Guzman y Gomez Limited (ASX: GYG) is a leading fast-casual restaurant group specialising in Mexican-inspired cuisine, with a strong focus on fresh ingredients, simplified menus and operational efficiency. Founded in Sydney, the company has grown into one of Australia’s most recognisable quick-service brands, operating a mix of company-owned and franchised restaurants across Australia, the United States, Japan and Singapore. Since listing on the ASX, GYG has continued to position itself as a growth-focused consumer brand supported by disciplined execution and a scalable operating model.
Delivery has emerged as a structurally important growth channel for the restaurant sector, accelerated by changing consumer behaviour and digital adoption. Against this backdrop, GYG’s announcement of an exclusive Australian delivery partnership with Uber Eats represents a significant strategic step, reinforcing convenience, improving profitability at the restaurant level and deepening engagement with one of the world’s largest delivery platforms.
Under the new agreement, Uber Eats will become GYG’s exclusive third-party delivery partner in Australia from 22 February 2026. Customers ordering via the Uber Eats platform will be able to access delivery from their local GYG restaurant, alongside GYG Delivery, the company’s white-label delivery channel powered by Uber. This dual approach allows GYG to maintain brand control while leveraging Uber’s scale, logistics capability and customer reach.
The partnership builds on an existing relationship between the two companies but expands it meaningfully through exclusivity and increased joint investment. Management indicated the agreement is designed to strengthen the economics of delivery by driving higher order volumes, improving margin outcomes and supporting a more seamless customer experience across digital touchpoints.
Importantly, the exclusivity arrangement applies only to Australia. GYG will continue to work with multiple delivery partners across its international markets, ensuring flexibility and local optimisation outside its home market.
Delivery has become a critical component of GYG’s Australian business, accounting for approximately 27 per cent of total sales in 1H26. This reflects a sustained shift in consumer preference toward convenience and at-home dining, particularly in metropolitan areas and higher-density trade zones.
Unlike many peers, GYG has emphasised profitability and operational discipline within delivery, rather than pursuing growth at the expense of margins. The company’s simplified menu, production-line kitchen design and strong brand recognition have supported efficient delivery execution and high customer repeat rates.
Management noted that the exclusive Uber Eats partnership is intended to further improve delivery unit economics through better commercial terms, more effective promotions and targeted joint marketing initiatives.
A key feature of the agreement is its expected benefit to GYG’s franchise network. Delivery economics can vary significantly across the industry, with commission structures often diluting restaurant-level profitability. GYG indicated that the improved commercial terms negotiated with Uber Eats are designed to ensure franchisees continue to grow delivery sales without compromising margins.

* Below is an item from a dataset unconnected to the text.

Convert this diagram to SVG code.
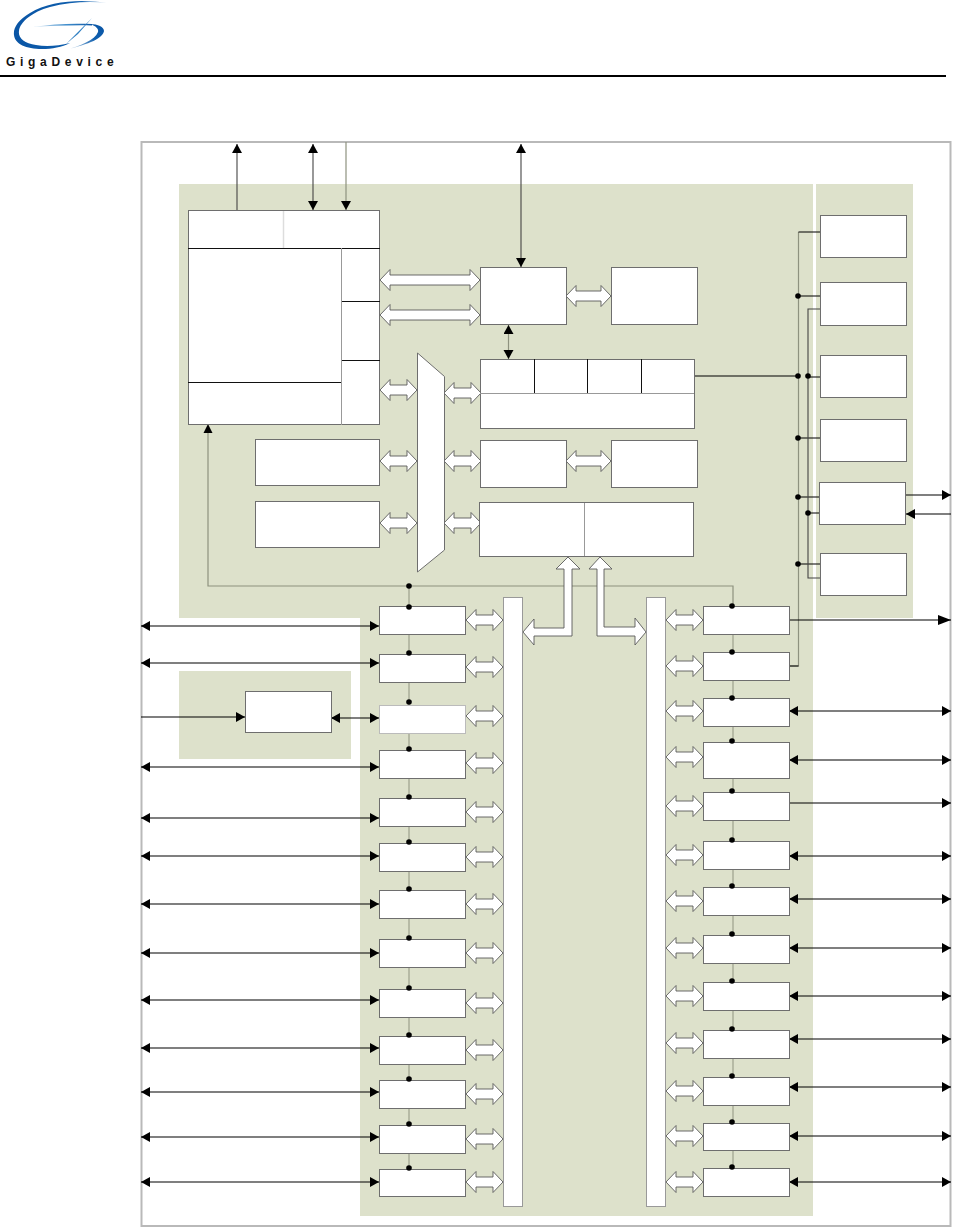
<svg xmlns="http://www.w3.org/2000/svg" width="953" height="1229" viewBox="0 0 953 1229">
<style>
.zone{fill:#dde1cb}
.box{fill:#fff;stroke:#6e6e6e;stroke-width:1}
.in{fill:none;stroke:#111;stroke-width:1}
.lt{fill:none;stroke:#999;stroke-width:1}
.blk{fill:none;stroke:#000;stroke-width:1.2}
.gl{fill:none;stroke:#8e927f;stroke-width:1.2}
.gv{fill:none;stroke:#a9ad98;stroke-width:1.5}
.dk{fill:none;stroke:#444;stroke-width:1.1}
.ar{fill:#fff;stroke:#5a5a5a;stroke-width:.9}
.b{marker-end:url(#h)}
.bb{marker-start:url(#h);marker-end:url(#h)}
</style>
<defs>
<marker id="h" markerUnits="userSpaceOnUse" markerWidth="10" markerHeight="11" refX="9" refY="5" orient="auto-start-reverse"><path d="M0,0L9,5L0,10Z" fill="#000"/></marker>
<marker id="H" markerUnits="userSpaceOnUse" markerWidth="14" markerHeight="11" refX="13" refY="5" orient="auto"><path d="M0,0L13,5L0,10Z" fill="#000"/></marker>
<linearGradient id="lg" x1="0" y1="0" x2="1" y2="0"><stop offset="0" stop-color="#0a55a5"/><stop offset=".7" stop-color="#0f5fae"/><stop offset="1" stop-color="#cfe0f0"/></linearGradient>
<linearGradient id="lg2" x1="0" y1="0" x2="1" y2="0"><stop offset="0" stop-color="#dcebf6"/><stop offset=".6" stop-color="#3f8ccb"/><stop offset="1" stop-color="#0a55a5"/></linearGradient>
<linearGradient id="lg3" x1="0" y1="1" x2="1" y2="0"><stop offset="0" stop-color="#cfe0f0"/><stop offset=".6" stop-color="#0f5fae"/><stop offset="1" stop-color="#0a55a5"/></linearGradient>
<path id="d37" class="ar" d="M0,0L10,-10.5V-5H27V-10.5L37,0L27,10.5V5H10V10.5Z"/>
<path id="d45" class="ar" d="M0,0L10,-10.5V-5H35V-10.5L45,0L35,10.5V5H10V10.5Z"/>
<path id="d100" class="ar" d="M0,0L10,-10.500V-5H90V-10.500L100,0L90,10.500V5H10V10.500Z"/>
<circle id="dot" r="2.8" fill="#000"/>
</defs>
<rect width="953" height="1229" fill="#fff"/>
<g id="logo">
<path d="M108,3C84,-1 50,0 30,13C18,20 13,28 14,35C15,44 26,49 42,49C52,49 62,47 70,43C58,46 46,47 36,45C24,43 18,38 19,31C20,22 32,12 50,7C68,2 90,1 108,3Z" fill="url(#lg)"/>
<path d="M65,50C80,46 95,40 98,32C99,29 96,26 90,24C98,24 104,27 104,31C103,38 90,44 65,50Z" fill="url(#lg3)"/>
<path d="M32,27C52,24 72,23 92,24L92,25.500C72,25 52,26 32,27Z" fill="url(#lg2)"/>
<path d="M92,18L76,34L66,44L78,34Z" fill="#2f7fc2"/>
<text x="6" y="66" font-family="'Liberation Sans',Arial,sans-serif" font-size="12" font-weight="bold" letter-spacing="4.700" fill="#111">GigaDevice</text>
</g>
<line id="rule" x1="0" y1="76" x2="946" y2="76" stroke="#000" stroke-width="2"/>
<rect id="frame" x="141.500" y="142" width="809" height="1084" fill="#fff" stroke="#b9b9b9" stroke-width="2"/>
<g id="zones">
<path class="zone" d="M179,184H813V1216H360V618H179Z"/>
<rect class="zone" x="816" y="184" width="97" height="434"/>
<rect class="zone" x="179" y="671" width="172" height="88"/>
</g>
<g id="connectors">
<path class="gl" d="M208,432V586H733V606"/>
<path class="gv" d="M409,586V1169"/>
<path class="gv" d="M733,606V1168"/>
<path d="M208,424L212.500,433H203.500Z" fill="#000"/>
<path class="dk" d="M237,210V144" marker-end="url(#h)"/>
<path class="dk" d="M313,144V210" style="marker-start:url(#h);marker-end:url(#h)"/>
<path class="gl" d="M346,142V210" marker-end="url(#h)"/>
<path class="dk" d="M521,144V267" style="marker-start:url(#h);marker-end:url(#h)"/>
<path class="gl" d="M508.500,325V359" style="marker-start:url(#h);marker-end:url(#h)"/>
<path class="gl" d="M798.500,232V666H789"/>
<path class="blk" d="M798.500,232H820M798.500,296H820M694,376H798.500M807,377H820M798.500,438H820M798.500,497H819M807,513H819M798.500,564H820M789,666H798.500"/>
<path class="dk" d="M820,309H808V578H820"/>
<path class="blk" d="M905,495H951" marker-end="url(#h)"/>
<path class="blk" d="M951,514H906" marker-end="url(#h)"/>
<path class="blk" d="M789,620H951" marker-end="url(#H)"/>
<line class="blk bb" x1="789" y1="711" x2="951" y2="711"/><line class="blk bb" x1="789" y1="760" x2="951" y2="760"/><line class="blk bb" x1="789" y1="856" x2="951" y2="856"/><line class="blk bb" x1="789" y1="899" x2="951" y2="899"/><line class="blk bb" x1="789" y1="948" x2="951" y2="948"/><line class="blk bb" x1="789" y1="996" x2="951" y2="996"/><line class="blk bb" x1="789" y1="1039" x2="951" y2="1039"/><line class="blk bb" x1="789" y1="1087" x2="951" y2="1087"/><line class="blk bb" x1="789" y1="1136" x2="951" y2="1136"/><line class="blk bb" x1="789" y1="1182" x2="951" y2="1182"/>
<line class="blk bb" x1="141" y1="626" x2="379" y2="626"/><line class="blk bb" x1="141" y1="663" x2="379" y2="663"/><line class="blk bb" x1="141" y1="767" x2="379" y2="767"/><line class="blk bb" x1="141" y1="818" x2="379" y2="818"/><line class="blk bb" x1="141" y1="856" x2="379" y2="856"/><line class="blk bb" x1="141" y1="904" x2="379" y2="904"/><line class="blk bb" x1="141" y1="953" x2="379" y2="953"/><line class="blk bb" x1="141" y1="1000" x2="379" y2="1000"/><line class="blk bb" x1="141" y1="1048" x2="379" y2="1048"/><line class="blk bb" x1="141" y1="1092" x2="379" y2="1092"/><line class="blk bb" x1="141" y1="1137" x2="379" y2="1137"/><line class="blk bb" x1="141" y1="1182" x2="379" y2="1182"/>
<line class="blk bb" x1="331" y1="718" x2="379" y2="718"/>
<line class="blk b" x1="789" y1="803" x2="951" y2="803"/>
<line class="blk b" x1="141" y1="717" x2="245" y2="717"/>
<g id="dots">
<use href="#dot" x="798" y="296"/><use href="#dot" x="798" y="376"/><use href="#dot" x="808" y="376"/><use href="#dot" x="798" y="438"/><use href="#dot" x="798" y="497"/><use href="#dot" x="808" y="513"/><use href="#dot" x="798" y="564"/>
</g>
<g id="wide-arrows">
<use href="#d100" x="380" y="280"/><use href="#d100" x="380" y="315"/>
<use href="#d45" x="566" y="296"/><use href="#d45" x="566" y="461"/>
<use href="#d37" x="380" y="390"/><use href="#d37" x="380" y="461"/><use href="#d37" x="380" y="523"/>
<use href="#d37" x="444" y="393"/><use href="#d37" x="444" y="461"/><use href="#d37" x="444" y="523"/>
<path class="ar" d="M568,557L580,569H572V636H534V645L523,632L534,619V628H564V569H556Z"/>
<path class="ar" d="M600,557L612,569H604V627H635V618L646,632L635,645V636H597V569H589Z"/>
<use href="#d37" x="466" y="620"/><use href="#d37" x="466" y="667"/><use href="#d37" x="466" y="716"/><use href="#d37" x="466" y="763"/><use href="#d37" x="466" y="812"/><use href="#d37" x="466" y="857"/><use href="#d37" x="466" y="904"/><use href="#d37" x="466" y="953"/><use href="#d37" x="466" y="1003"/><use href="#d37" x="466" y="1050"/><use href="#d37" x="466" y="1094"/><use href="#d37" x="466" y="1139"/><use href="#d37" x="466" y="1182"/>
<use href="#d37" x="666" y="620"/><use href="#d37" x="666" y="666"/><use href="#d37" x="666" y="711"/><use href="#d37" x="666" y="757"/><use href="#d37" x="666" y="806"/><use href="#d37" x="666" y="855"/><use href="#d37" x="666" y="901"/><use href="#d37" x="666" y="948"/><use href="#d37" x="666" y="996"/><use href="#d37" x="666" y="1043"/><use href="#d37" x="666" y="1091"/><use href="#d37" x="666" y="1136"/><use href="#d37" x="666" y="1182"/>
</g>
</g>
<g id="cpu-block">
<rect class="box" x="188.500" y="210.500" width="191" height="214"/>
<path class="lt" d="M283.500,211V248" style="stroke:#ddd;stroke-width:1.500"/>
<path class="in" d="M188,248.500H380M341,301.500H380M341,360.500H380M188,382.500H341"/>
<path class="lt" d="M341.500,248V425"/>
</g>
<g id="flash-ctrl"><rect class="box" x="480.500" y="267.500" width="86" height="57"/></g>
<g id="flash"><rect class="box" x="611.500" y="267.500" width="86" height="57"/></g>
<g id="debug-block">
<rect class="box" x="480.500" y="359.500" width="214" height="69"/>
<path class="lt" d="M480,393.500H694"/>
<path class="in" d="M534.500,359V393M587.500,359V393M641.500,359V393"/>
</g>
<g id="mem-a"><rect class="box" x="255.500" y="439.500" width="124" height="46"/></g>
<g id="mem-b"><rect class="box" x="255.500" y="501.500" width="124" height="46"/></g>
<g id="matrix"><path class="box" d="M417.500,353L444.500,376.500V550L417.500,572Z"/></g>
<g id="sram-ctrl"><rect class="box" x="480.500" y="440.500" width="86" height="47"/></g>
<g id="sram"><rect class="box" x="611.500" y="440.500" width="86" height="47"/></g>
<g id="bridge">
<rect class="box" x="479.500" y="502.500" width="214" height="54"/>
<path class="lt" d="M584.500,503V556"/>
</g>
<g id="bus-left"><rect class="box" x="503.500" y="597.500" width="19" height="609" style="stroke:#999"/></g>
<g id="bus-right"><rect class="box" x="646.500" y="597.500" width="19" height="609" style="stroke:#999"/></g>
<g id="clk-1"><rect class="box" x="820.500" y="215.500" width="86" height="42"/></g>
<g id="clk-2"><rect class="box" x="820.500" y="282.500" width="86" height="43"/></g>
<g id="clk-3"><rect class="box" x="820.500" y="355.500" width="86" height="42"/></g>
<g id="clk-4"><rect class="box" x="820.500" y="419.500" width="86" height="42"/></g>
<g id="clk-5"><rect class="box" x="819.500" y="482.500" width="86" height="42"/></g>
<g id="clk-6"><rect class="box" x="820.500" y="553.500" width="86" height="42"/></g>
<g id="ana"><rect class="box" x="245.500" y="691.500" width="86" height="41"/></g>
<g id="left-periph">
<rect id="l1" class="box" x="379.500" y="606.500" width="86" height="28"/>
<rect id="l2" class="box" x="379.500" y="654.500" width="86" height="28"/>
<rect id="l3" class="box" x="379.500" y="705.500" width="86" height="28" style="stroke:#bbb"/>
<rect id="l4" class="box" x="379.500" y="750.500" width="86" height="28"/>
<rect id="l5" class="box" x="379.500" y="798.500" width="86" height="28"/>
<rect id="l6" class="box" x="379.500" y="843.500" width="86" height="28"/>
<rect id="l7" class="box" x="379.500" y="890.500" width="86" height="28"/>
<rect id="l8" class="box" x="379.500" y="939.500" width="86" height="28"/>
<rect id="l9" class="box" x="379.500" y="989.500" width="86" height="28"/>
<rect id="l10" class="box" x="379.500" y="1036.500" width="86" height="28"/>
<rect id="l11" class="box" x="379.500" y="1080.500" width="86" height="28"/>
<rect id="l12" class="box" x="379.500" y="1125.500" width="86" height="28"/>
<rect id="l13" class="box" x="379.500" y="1169.500" width="86" height="27"/>
</g>
<g id="right-periph">
<rect id="r1" class="box" x="703.500" y="606.500" width="86" height="28"/>
<rect id="r2" class="box" x="703.500" y="652.500" width="86" height="28"/>
<rect id="r3" class="box" x="703.500" y="698.500" width="86" height="28"/>
<rect id="r4" class="box" x="703.500" y="742.500" width="86" height="36"/>
<rect id="r5" class="box" x="703.500" y="792.500" width="86" height="28"/>
<rect id="r6" class="box" x="703.500" y="841.500" width="86" height="28"/>
<rect id="r7" class="box" x="703.500" y="887.500" width="86" height="28"/>
<rect id="r8" class="box" x="703.500" y="935.500" width="86" height="28"/>
<rect id="r9" class="box" x="703.500" y="982.500" width="86" height="28"/>
<rect id="r10" class="box" x="703.500" y="1030.500" width="86" height="28"/>
<rect id="r11" class="box" x="703.500" y="1077.500" width="86" height="28"/>
<rect id="r12" class="box" x="703.500" y="1123.500" width="86" height="27"/>
<rect id="r13" class="box" x="703.500" y="1168.500" width="86" height="28"/>
</g>
<g id="bus-dots">
<use href="#dot" x="409" y="586"/><use href="#dot" x="409" y="607"/><use href="#dot" x="409" y="653"/><use href="#dot" x="409" y="702"/><use href="#dot" x="409" y="749"/><use href="#dot" x="409" y="797"/><use href="#dot" x="409" y="842"/><use href="#dot" x="409" y="889"/><use href="#dot" x="409" y="938"/><use href="#dot" x="409" y="988"/><use href="#dot" x="409" y="1035"/><use href="#dot" x="409" y="1079"/><use href="#dot" x="409" y="1124"/><use href="#dot" x="409" y="1168"/>
<use href="#dot" x="732" y="606"/><use href="#dot" x="732" y="652"/><use href="#dot" x="732" y="698"/><use href="#dot" x="732" y="741"/><use href="#dot" x="732" y="791"/><use href="#dot" x="732" y="840"/><use href="#dot" x="732" y="886"/><use href="#dot" x="732" y="934"/><use href="#dot" x="732" y="981"/><use href="#dot" x="732" y="1029"/><use href="#dot" x="732" y="1076"/><use href="#dot" x="732" y="1122"/><use href="#dot" x="732" y="1167"/>
</g>
</svg>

Several initiatives have been put in place to support a smooth transition to exclusivity, with management stating the partnership is structured to avoid adverse impacts on restaurant sales performance. By aligning incentives across corporate, franchisees and the delivery partner, GYG aims to deliver sustainable, system-wide benefits.
This focus on franchisee economics remains central to GYG’s long-term expansion strategy, particularly as the group accelerates new store openings domestically and offshore.

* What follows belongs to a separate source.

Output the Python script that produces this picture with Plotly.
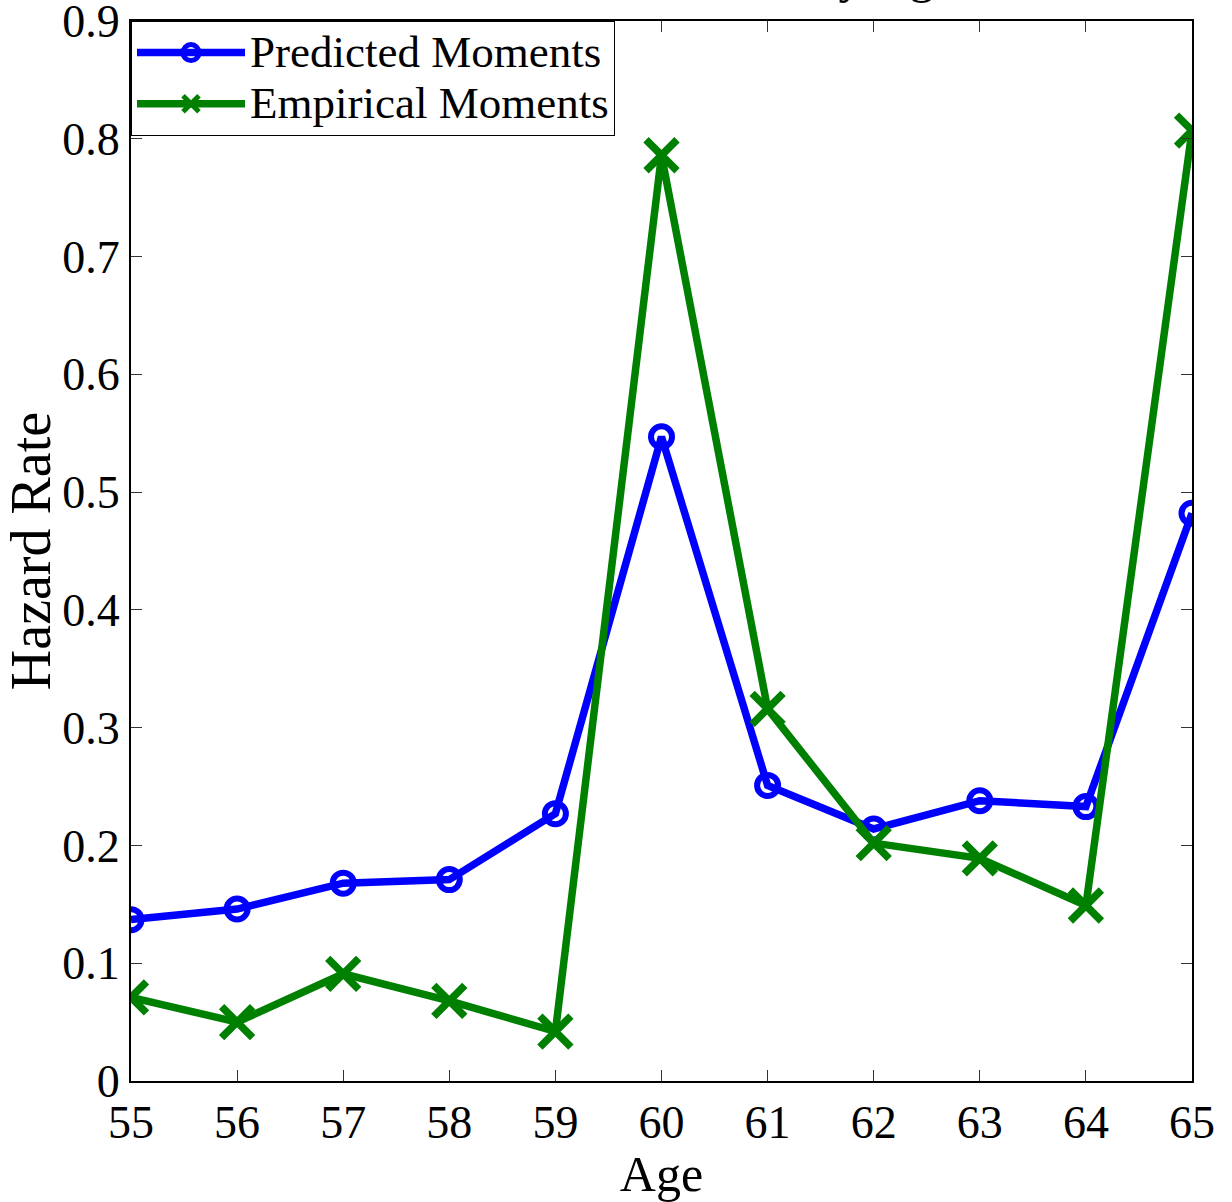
import plotly.graph_objects as go

ages = [55, 56, 57, 58, 59, 60, 61, 62, 63, 64, 65]
predicted = [0.137, 0.146, 0.168, 0.171, 0.227, 0.547, 0.251, 0.214, 0.238, 0.233, 0.482]
empirical = [0.071, 0.050, 0.091, 0.068, 0.042, 0.786, 0.316, 0.202, 0.189, 0.149, 0.807]
y_ticks = [0, 0.1, 0.2, 0.3, 0.4, 0.5, 0.6, 0.7, 0.8, 0.9]
y_tick_labels = ["0", "0.1", "0.2", "0.3", "0.4", "0.5", "0.6", "0.7", "0.8", "0.9"]
series_names = ["Predicted Moments", "Empirical Moments"]
title_text = "Retirement Hazard by Age"

FONT = "Liberation Serif"
LEGEND_TXT = '<span style="font-size:45px">{}</span>'

fig = go.Figure()
fig.add_trace(go.Scatter(
    x=ages, y=predicted, name=LEGEND_TXT.format(series_names[0]), mode="lines+markers",
    line=dict(color="#0000ff", width=7.5),
    marker=dict(symbol="circle-open", size=21, color="#0000ff", line=dict(width=6, color="#0000ff")),
))
fig.add_trace(go.Scatter(
    x=ages, y=empirical, name=LEGEND_TXT.format(series_names[1]), mode="lines+markers",
    line=dict(color="#008000", width=7.5),
    marker=dict(symbol="x-thin-open", size=31, color="#008000", line=dict(width=7.5, color="#008000")),
))

fig.update_layout(
    width=1232, height=1202,
    margin=dict(l=131, r=40, t=21, b=121, autoexpand=False),
    paper_bgcolor="white", plot_bgcolor="white",
    font=dict(family=FONT, color="black", size=45),
    showlegend=True,
    legend=dict(
        x=0, y=1, xanchor="left", yanchor="top",
        bgcolor="white", bordercolor="black", borderwidth=1,
        font=dict(family=FONT, size=37, color="black"),
        itemwidth=108, tracegroupgap=0,
    ),
    xaxis=dict(
        range=[55, 65], tickmode="array", tickvals=ages, ticktext=[str(a) for a in ages],
        ticks="inside", ticklen=11, tickcolor="#333", tickwidth=1,
        showline=True, linecolor="black", linewidth=2, mirror="ticks",
        showgrid=False, zeroline=False, automargin=False, ticklabeloverflow="allow",
        tickfont=dict(family=FONT, size=46),
        title=dict(text="Age", font=dict(family=FONT, size=50), standoff=0),
    ),
    yaxis=dict(
        range=[0, 0.9], tickmode="array", tickvals=y_ticks, ticktext=y_tick_labels,
        ticks="inside", ticklen=11, tickcolor="#333", tickwidth=1,
        showline=True, linecolor="black", linewidth=2, mirror="ticks",
        showgrid=False, zeroline=False, automargin=False, ticklabeloverflow="allow",
        tickfont=dict(family=FONT, size=46),
        title=dict(text="Hazard Rate", font=dict(family=FONT, size=56), standoff=6),
    ),
)

fig.add_annotation(
    text=title_text, xref="paper", yref="paper", x=0.5, y=1,
    xanchor="center", yanchor="bottom", yshift=16, xshift=28, showarrow=False,
    font=dict(family=FONT, size=50, color="black"),
)

fig.write_html("out.html", config={"displayModeBar": False},
               post_script="document.body.style.margin='0px';")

Founder and Co-CEO Steven Marks described the partnership as a natural extension of GYG’s commitment to quality and convenience. Management emphasised that the relationship goes beyond logistics, aiming to deliver a delivery experience that reflects the speed, freshness and consistency customers expect in-store.
Uber’s scale and data capabilities offer opportunities to enhance customer engagement, improve demand forecasting and support personalised promotions. For GYG, these capabilities complement its growing digital ecosystem, which includes mobile ordering, loyalty initiatives and proprietary delivery channels.
Chief Financial Officer Erik du Plessis highlighted that the partnership strengthens both guest experience and financial outcomes, reinforcing delivery as a profitable growth lever rather than a defensive necessity.
The Australian quick-service restaurant sector is increasingly competitive, with delivery aggregators playing a central role in customer acquisition and retention. Exclusive partnerships between restaurant brands and delivery platforms have become more common, allowing companies to negotiate better economics while reducing operational complexity.
At the same time, consumer expectations around speed, reliability and value continue to rise. Brands able to integrate delivery seamlessly into their operating model, while maintaining quality and margins, are better positioned to sustain long-term growth.
GYG’s scale, strong brand equity and operational discipline differentiate it from smaller operators, enabling it to approach delivery partnerships from a position of strength.
GYG will release its 1H26 financial results on 20 February 2026, with delivery performance expected to be a key focus for investors. The transition to exclusive delivery with Uber Eats occurs shortly thereafter, providing early insight into order volumes, customer behaviour and restaurant-level economics under the new arrangement.
Management has indicated confidence that the partnership will support continued momentum across both corporate and franchised restaurants as the business enters the second half of FY26.